Nilüfer Çayı’ndaki Kirlilik Halk Sağlığını Tehdit Ediyor
Marmara Denizi ve Nilüfer Çayı Arasındaki Bağlantı
Nilüfer Çayı'nın, Bursa’nın yaz kış denize akan tek akarsuyu olduğunu vurgulayan Bursa Kent Konseyi Çevre Meclisi Başkanı Özge Sivrioğlu, çayın kirliliğinin Marmara Denizi'nde artan müsilaj sorununu beslediğini ifade etti.
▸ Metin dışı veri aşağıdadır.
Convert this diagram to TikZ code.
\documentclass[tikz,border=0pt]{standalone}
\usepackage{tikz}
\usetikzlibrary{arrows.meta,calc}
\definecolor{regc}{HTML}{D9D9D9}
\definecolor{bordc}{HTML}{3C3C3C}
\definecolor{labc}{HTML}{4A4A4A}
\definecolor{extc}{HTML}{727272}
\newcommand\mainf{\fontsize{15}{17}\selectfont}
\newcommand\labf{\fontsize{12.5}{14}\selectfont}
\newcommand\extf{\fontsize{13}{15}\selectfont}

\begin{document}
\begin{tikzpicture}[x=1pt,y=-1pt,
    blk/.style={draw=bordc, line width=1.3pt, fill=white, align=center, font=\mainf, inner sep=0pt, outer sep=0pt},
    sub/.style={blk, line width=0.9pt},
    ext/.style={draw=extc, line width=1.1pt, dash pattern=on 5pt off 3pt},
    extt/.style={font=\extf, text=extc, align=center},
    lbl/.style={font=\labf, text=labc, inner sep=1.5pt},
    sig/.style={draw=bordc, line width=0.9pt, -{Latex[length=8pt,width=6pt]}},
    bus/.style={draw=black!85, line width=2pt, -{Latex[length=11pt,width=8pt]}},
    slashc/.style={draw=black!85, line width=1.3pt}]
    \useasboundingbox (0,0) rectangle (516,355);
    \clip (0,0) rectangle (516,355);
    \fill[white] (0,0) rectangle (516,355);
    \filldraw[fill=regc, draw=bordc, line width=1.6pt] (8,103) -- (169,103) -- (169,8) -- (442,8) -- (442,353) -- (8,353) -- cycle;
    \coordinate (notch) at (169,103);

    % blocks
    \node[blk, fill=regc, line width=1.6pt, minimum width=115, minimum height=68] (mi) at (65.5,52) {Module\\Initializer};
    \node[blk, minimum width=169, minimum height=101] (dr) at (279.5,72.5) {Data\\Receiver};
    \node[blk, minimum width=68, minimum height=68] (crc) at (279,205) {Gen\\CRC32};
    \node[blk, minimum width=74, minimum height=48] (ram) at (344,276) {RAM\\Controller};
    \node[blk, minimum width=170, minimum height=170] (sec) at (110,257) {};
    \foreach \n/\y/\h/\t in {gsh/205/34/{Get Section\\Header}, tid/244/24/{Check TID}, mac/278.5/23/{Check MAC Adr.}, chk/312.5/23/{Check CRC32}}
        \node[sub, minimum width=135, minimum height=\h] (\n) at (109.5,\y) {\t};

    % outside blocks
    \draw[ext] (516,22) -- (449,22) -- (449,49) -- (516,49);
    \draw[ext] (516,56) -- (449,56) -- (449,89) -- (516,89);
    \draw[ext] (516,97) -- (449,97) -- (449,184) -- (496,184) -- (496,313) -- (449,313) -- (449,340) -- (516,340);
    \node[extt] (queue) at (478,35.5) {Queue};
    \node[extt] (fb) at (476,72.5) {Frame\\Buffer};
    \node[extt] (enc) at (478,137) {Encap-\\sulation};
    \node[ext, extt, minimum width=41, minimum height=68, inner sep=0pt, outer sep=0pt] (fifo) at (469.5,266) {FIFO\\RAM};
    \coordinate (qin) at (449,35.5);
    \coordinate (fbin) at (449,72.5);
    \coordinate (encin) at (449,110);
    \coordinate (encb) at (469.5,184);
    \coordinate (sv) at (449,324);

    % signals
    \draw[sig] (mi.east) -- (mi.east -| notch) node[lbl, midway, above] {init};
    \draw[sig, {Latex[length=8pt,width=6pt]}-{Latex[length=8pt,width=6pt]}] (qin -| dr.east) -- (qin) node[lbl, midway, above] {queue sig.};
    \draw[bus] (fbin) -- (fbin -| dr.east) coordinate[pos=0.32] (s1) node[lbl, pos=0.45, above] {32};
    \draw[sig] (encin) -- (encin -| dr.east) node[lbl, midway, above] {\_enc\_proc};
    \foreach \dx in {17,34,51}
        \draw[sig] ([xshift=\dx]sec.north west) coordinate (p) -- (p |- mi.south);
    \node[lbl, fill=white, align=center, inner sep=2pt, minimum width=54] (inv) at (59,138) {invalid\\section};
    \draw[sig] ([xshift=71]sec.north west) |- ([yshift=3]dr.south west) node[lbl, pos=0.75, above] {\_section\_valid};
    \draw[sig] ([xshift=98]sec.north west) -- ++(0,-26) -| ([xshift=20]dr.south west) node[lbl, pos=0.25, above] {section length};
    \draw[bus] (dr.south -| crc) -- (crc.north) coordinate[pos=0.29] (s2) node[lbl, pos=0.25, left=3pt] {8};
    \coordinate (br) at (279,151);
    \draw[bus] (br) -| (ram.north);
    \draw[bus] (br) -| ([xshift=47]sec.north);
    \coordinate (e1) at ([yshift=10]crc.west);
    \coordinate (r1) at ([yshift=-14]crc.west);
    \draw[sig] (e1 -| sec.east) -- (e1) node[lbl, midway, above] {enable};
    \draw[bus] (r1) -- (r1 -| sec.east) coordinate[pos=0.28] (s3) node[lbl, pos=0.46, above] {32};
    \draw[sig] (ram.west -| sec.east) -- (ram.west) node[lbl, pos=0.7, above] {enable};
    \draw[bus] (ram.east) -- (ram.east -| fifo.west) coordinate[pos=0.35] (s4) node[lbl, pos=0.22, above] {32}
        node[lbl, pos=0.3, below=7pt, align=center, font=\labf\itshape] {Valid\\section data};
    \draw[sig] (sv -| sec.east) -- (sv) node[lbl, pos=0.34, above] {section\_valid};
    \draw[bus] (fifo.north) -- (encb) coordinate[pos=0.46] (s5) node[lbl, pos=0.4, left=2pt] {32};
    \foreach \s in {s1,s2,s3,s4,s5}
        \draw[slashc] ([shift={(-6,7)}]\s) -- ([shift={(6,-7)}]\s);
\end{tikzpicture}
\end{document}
Çayın kirlenmesinin son 40 yıl içinde kontrolsüz sanayileşme, çarpık kentleşme ve yetersiz denetim nedeniyle hızlandığını belirten Sivrioğlu, “Bir zamanlar hayat dolu olan Nilüfer Çayı, şimdi adeta bir atık kanalına dönüşmüş durumda” dedi.
Sanayileşme ve Yanlış Planlamalar Çayı Ölüme Terk Etti
Sivrioğlu, endüstriyel ve evsel atıkların arıtılmadan dereye deşarj edilmesi, tarımda bilinçsiz uygulamalar ve iklim krizi gibi nedenlerin Nilüfer Çayı’nı yok olma noktasına getirdiğini söyledi. Çayın ekosisteminin tamamen bozulduğunu belirterek, “Bir zamanlar balıklar, su kuşları ve bitkilerle dolu olan Nilüfer Çayı, şimdi siyah renkli akıyor ve çevreye ağır kokular yayıyor” diye konuştu.
Acil Eylem Planı Şart
Sivrioğlu, Nilüfer Çayı’ndaki kirliliğin önlenmesi için bilim insanları, sivil toplum kuruluşları ve yerel yönetimlerin işbirliğiyle kapsamlı bir Acil Eylem Planı hazırlanması gerektiğini vurguladı. Sanayi tesislerinin sıfır sıvı deşarjı gibi ileri teknoloji sistemlere geçmesinin, deşarj kısıtlamalarının artırılmasının ve bölge halkının çevre bilinciyle ilgili eğitilmesinin önemine dikkat çekti.
Su Stresi ve Türkiye’nin Geleceği
Türkiye'nin su zengini bir ülke olmadığına dikkat çeken Sivrioğlu, iklim krizinin etkisiyle su kaynaklarının daha da azalacağını belirtti. “Önlem alınmazsa, Türkiye 2030 yılında su fakiri ülkeler arasına girebilir. Nilüfer Çayı’nın mevcut durumu, bu krizin bir yansımasıdır” dedi. Sivrioğlu, Marmara Denizi ve Nilüfer Çayı'nın kirliliğiyle ilgili şeffaf çalışmaların yapılması gerektiğini ve suyun sürdürülebilir şekilde yönetilmesi için bölgesel politikaların oluşturulmasının önemini vurguladı.